At the end of season four, Codex created an Internet commercial for the local Cheesy Beards restaurant featuring Bladezz as a pirate spouting such phrases as “Eat My Pirate Paddy.” Despite the low quality of the final product, the video went viral on the Internet nonetheless, making Bladezz a bona fide online star.

In season five, the youngest member of the Knights of Good decides to take his new found fame to the next level by attending a Gaming Convention. Under the illusion that it is an all-expense paid trip, Bladezz invites his fellow Guildies along for the ride. Unfortunately, the experience is far from free and the group is forced to share a room together when the hotel turns out to be booked at capacity.

During the proceedings, Vork concocts a money-making scheme that takes advantage of Bladezz’s online notoriety. The two also learn a lesson in fame when Bladezz attends a party with the likes of Zachary Levi (Chuck), Tom Lenk (Buffy the Vampire Slayer) and Eliza Dushku (Dollhouse) in attendance, and Vork meets the female star of a 1990s sci-fi television series called Time Rings (played by Buck Rogers in the 25th Century actress Erin Gray).

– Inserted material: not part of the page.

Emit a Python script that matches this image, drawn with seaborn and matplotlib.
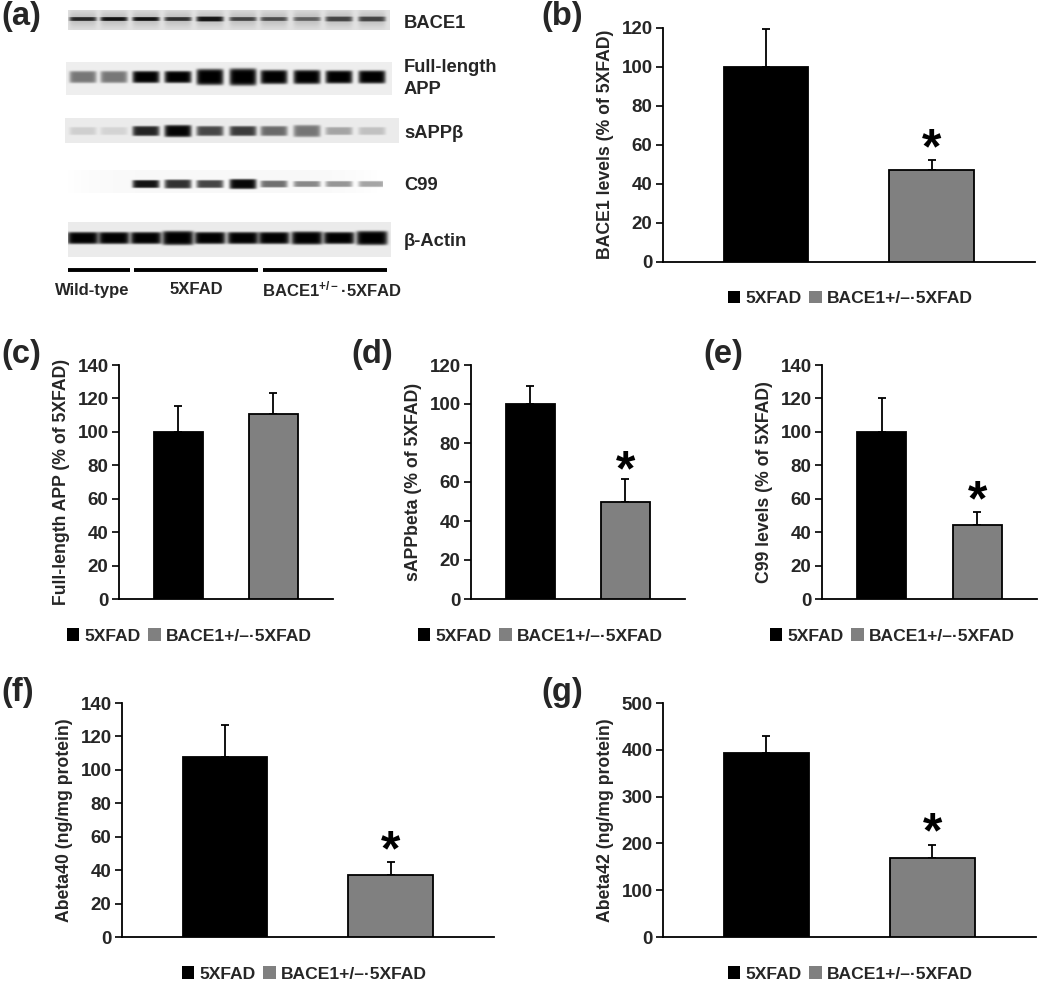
import numpy as np
import pandas as pd
import matplotlib
matplotlib.use("Agg")
import matplotlib.pyplot as plt
from matplotlib.patches import Patch
import seaborn as sns

# --- data ---
GROUPS = ["5XFAD", "BACE1+/–·5XFAD"]
COLORS = {"5XFAD": "#000000", "BACE1+/–·5XFAD": "#808080"}

BACE1_MEAN = [100, 47]
BACE1_TOP = [119, 52]
APP_MEAN = [100, 110.5]
APP_TOP = [115.5, 123]
SAPP_MEAN = [100, 49.5]
SAPP_TOP = [109, 61.5]
C99_MEAN = [100, 44.5]
C99_TOP = [120.5, 52]
AB40_MEAN = [107.5, 37]
AB40_TOP = [127, 45]
AB42_MEAN = [393, 168]
AB42_TOP = [430, 197]

TICKS_120 = [0, 20, 40, 60, 80, 100, 120]
TICKS_140 = [0, 20, 40, 60, 80, 100, 120, 140]
TICKS_500 = [0, 100, 200, 300, 400, 500]

# band darkness and half-height (px) for the ten lanes of each blot
BLOT_BACE1 = [0.80, 0.90, 0.90, 0.75, 0.90, 0.65, 0.60, 0.50, 0.65, 0.65]
BLOT_BACE1_H = [2, 2, 2, 2, 2.5, 2, 2, 2, 2.5, 2.5]
BLOT_APP = [0.50, 0.50, 1, 1, 1, 1, 1, 1, 1, 1]
BLOT_APP_H = [6, 6, 6, 6, 8, 8.5, 7, 7, 6.5, 6.5]
BLOT_SAPP = [0.12, 0.10, 0.85, 0.98, 0.70, 0.75, 0.55, 0.50, 0.30, 0.18]
BLOT_SAPP_H = [4, 4, 5, 6, 5, 5, 5, 6, 4, 4]
BLOT_C99 = [0.0, 0.0, 0.92, 0.80, 0.72, 0.97, 0.55, 0.45, 0.40, 0.35]
BLOT_C99_H = [3, 3, 4, 4.5, 4, 5, 3.5, 3, 3, 3]
BLOT_ACTIN = [1, 1, 1, 1, 1, 1, 1, 1, 1, 1]
BLOT_ACTIN_H = [6, 6, 6, 7, 6, 6, 6, 6.5, 6, 7]

LANE_X = [83, 114, 146, 178, 210, 243, 274, 307, 339, 372]
FIG_W, FIG_H = 1050, 992

sns.set_theme(style="white")
plt.rcParams["font.family"] = ["Liberation Sans", "DejaVu Sans"]
plt.rcParams["font.weight"] = "bold"
plt.rcParams["axes.labelweight"] = "bold"
plt.rcParams["mathtext.fontset"] = "custom"
plt.rcParams["mathtext.bf"] = "Liberation Sans:bold"
plt.rcParams["mathtext.rm"] = "Liberation Sans:bold"
plt.rcParams["mathtext.default"] = "bf"

fig = plt.figure(figsize=(FIG_W / 100, FIG_H / 100), dpi=100)


def px_axes(x0, y0, x1, y1):
    # pixel box of the reference -> figure axes
    return fig.add_axes([x0 / FIG_W, 1 - y1 / FIG_H, (x1 - x0) / FIG_W, (y1 - y0) / FIG_H])


def draw_blot(box, yc, dark, half, bg, smear=0.0, edge_fade=False, lane_w=13.5):
    x0, y0, x1, y1 = box
    xs = np.arange(x0, x1) + 0.5
    ys = np.arange(y0, y1) + 0.5
    img = np.full((len(ys), len(xs)), float(bg))
    if edge_fade:
        img = bg + (1 - bg) * np.abs(np.linspace(-1, 1, len(xs)))[None, :] ** 4
    for cx, d, h in zip(LANE_X, dark, half):
        prof_x = np.exp(-(np.abs(xs - cx) / lane_w) ** 8)
        prof_y = np.exp(-(np.abs(ys - yc) / h) ** 6)
        img = img * (1 - d * np.outer(prof_y, prof_x))
        if smear > 0:
            wide = np.outer(np.exp(-(np.abs(ys - yc) / 8) ** 2), prof_x)
            img = img * (1 - smear * wide)
    ax = px_axes(x0, y0, x1, y1)
    sns.heatmap(img, ax=ax, cmap="gray", vmin=0, vmax=1, cbar=False,
                xticklabels=False, yticklabels=False, rasterized=True)
    ax.set_xlabel("")
    ax.set_ylabel("")


def plot_bars(box, means, tops, ticks, ylabel, star_offset=None):
    ax = px_axes(*box)
    df = pd.DataFrame({"group": GROUPS, "value": means})
    sns.barplot(data=df, x="group", y="value", hue="group", palette=COLORS, legend=False,
                width=0.51, edgecolor="black", linewidth=1.3, ax=ax, zorder=3)
    err = [t - m for t, m in zip(tops, means)]
    ax.errorbar([0, 1], means, yerr=[[0, 0], err], fmt="none", ecolor="black",
                elinewidth=1.3, capsize=2.6, capthick=1.3, zorder=2)
    ax.set_xlim(-0.622, 1.625)
    ax.set_ylim(0, ticks[-1])
    ax.set_yticks(ticks)
    ax.set_xticks([])
    ax.set_xlabel("")
    ax.set_ylabel(ylabel, fontsize=12.7)
    ax.yaxis.set_label_coords(-49 / (box[2] - box[0]), 0.5)
    ax.tick_params(axis="y", left=True, length=5, width=1.2, labelsize=13.5, pad=2.5, color="black")
    sns.despine(ax=ax)
    for side in ["left", "bottom"]:
        ax.spines[side].set_linewidth(1.3)
        ax.spines[side].set_color("black")
    ax.patch.set_alpha(0)
    if star_offset is not None:
        ax.annotate("*", xy=(1, tops[1]), xytext=(0, star_offset), textcoords="offset points",
                    ha="center", va="center", fontsize=36, color="black")
    return ax


def add_legend(cx, cy):
    handles = [Patch(facecolor=COLORS[g], edgecolor="none", label=g) for g in GROUPS]
    fig.legend(handles=handles, loc="center", bbox_to_anchor=(cx / FIG_W, 1 - cy / FIG_H),
               ncol=2, frameon=False, fontsize=12.6, handlelength=0.73, handleheight=0.73,
               handletextpad=0.28, columnspacing=0.42, borderpad=0, borderaxespad=0)


# panel (a)
draw_blot((68, 10, 390, 30), 19, BLOT_BACE1, BLOT_BACE1_H, 0.88, smear=0.15)
draw_blot((66, 62, 392, 95), 77, BLOT_APP, BLOT_APP_H, 0.93)
draw_blot((65, 118, 399, 143), 131, BLOT_SAPP, BLOT_SAPP_H, 0.92)
draw_blot((62, 170, 383, 193), 184, BLOT_C99, BLOT_C99_H, 0.97, edge_fade=True)
draw_blot((68, 222, 391, 257), 238, BLOT_ACTIN, BLOT_ACTIN_H, 0.92, lane_w=15.5)

over = fig.add_axes([0, 0, 1, 1], zorder=10)
over.set_xlim(0, FIG_W)
over.set_ylim(FIG_H, 0)
over.axis("off")
for x0, x1 in [(68, 130), (134, 258), (263, 387)]:
    over.plot([x0, x1], [270, 270], color="black", lw=2.8, solid_capstyle="butt")
over.text(92, 290, "Wild-type", ha="center", va="center", fontsize=12)
over.text(196, 290, "5XFAD", ha="center", va="center", fontsize=12)
over.text(332, 289, "BACE1$^{+/-}$·5XFAD", ha="center", va="center", fontsize=12)
for label, y in [("BACE1", 24), ("Full-length", 67.5), ("APP", 89), ("sAPPβ", 133.5), ("C99", 186), ("β-Actin", 241)]:
    over.text(404, y, label, ha="left", va="center", fontsize=13.2)
for label, x, y in [("(a)", 1, 16), ("(b)", 541, 16), ("(c)", 1, 355), ("(d)", 351, 355),
                    ("(e)", 703, 355), ("(f)", 1, 693), ("(g)", 541, 693)]:
    over.text(x, y, label, ha="left", va="center", fontsize=23.5)

# bar panels
plot_bars((663, 27.5, 1035, 261.5), BACE1_MEAN, BACE1_TOP, TICKS_120, "BACE1 levels (% of 5XFAD)", 7)
plot_bars((119, 365, 333, 599), APP_MEAN, APP_TOP, TICKS_140, "Full-length APP (% of 5XFAD)")
plot_bars((471, 365, 685, 599), SAPP_MEAN, SAPP_TOP, TICKS_120, "sAPPbeta (% of 5XFAD)", 4.5)
plot_bars((822, 365, 1037, 599), C99_MEAN, C99_TOP, TICKS_140, "C99 levels (% of 5XFAD)", 7)
plot_bars((122, 703, 494, 937), AB40_MEAN, AB40_TOP, TICKS_140, "Abeta40 (ng/mg protein)", 6.5)
plot_bars((663, 703, 1036, 937), AB42_MEAN, AB42_TOP, TICKS_500, "Abeta42 (ng/mg protein)", 7.5)

for cx, cy in [(850, 298.5), (189, 636), (540, 636), (892, 636), (304, 974), (850, 974)]:
    add_legend(cx, cy)

fig.savefig("out.png", dpi=100, facecolor="white")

Over the course of the episodes, meanwhile, such iconic celebrities as Nathan Fillion, Neil Gaiman, Richard Hatch, Stan Lee, Brent Spiner and Kevin Sorbo likewise make brief appearances. Season five is also filled with inside jokes about convention culture but the payoffs resonate regardless if one has ever attended such an event or not.

Season six – the final installment of The Guild – ultimately gives the long-term narrative of the web series a sense of closure, and although the finale doesn’t necessarily tie the storyline into a nice little bow, the growth that the Knights of Good have experienced allows them to find happiness outside of their online world nonetheless. “Who knew the world we were escaping into could hurt just as much as reality?” Zaboo rhetorically asks Codex, reflecting the changing dynamics that each of their lives have undergone.

And their lives have indeed changed, from Vork finding himself in a relationship with the actress who played his Time Rings crush, to Tinkerballa discovering affection for someone other than herself, to a stronger marriage for Clara and husband George (Brett Sheridan). None of those things seemed possible when The Guild first appeared on the World Wide Web in 2007, but after six seasons, it is now a fitting conclusion for the award-winning web series.

“So it’s Friday night – no longer jobless, yea!” Codex tells her video blog in the end, bringing The Guild full circle. “I was such a mess when I started doing this, but now? Not so much. It’s because I have the Guild. I guess healing them kind of helped heal me too. We’re a team. We’re friends. And yeah, I guess that’s all I needed.”

It is a lesson that all of us can take to heart.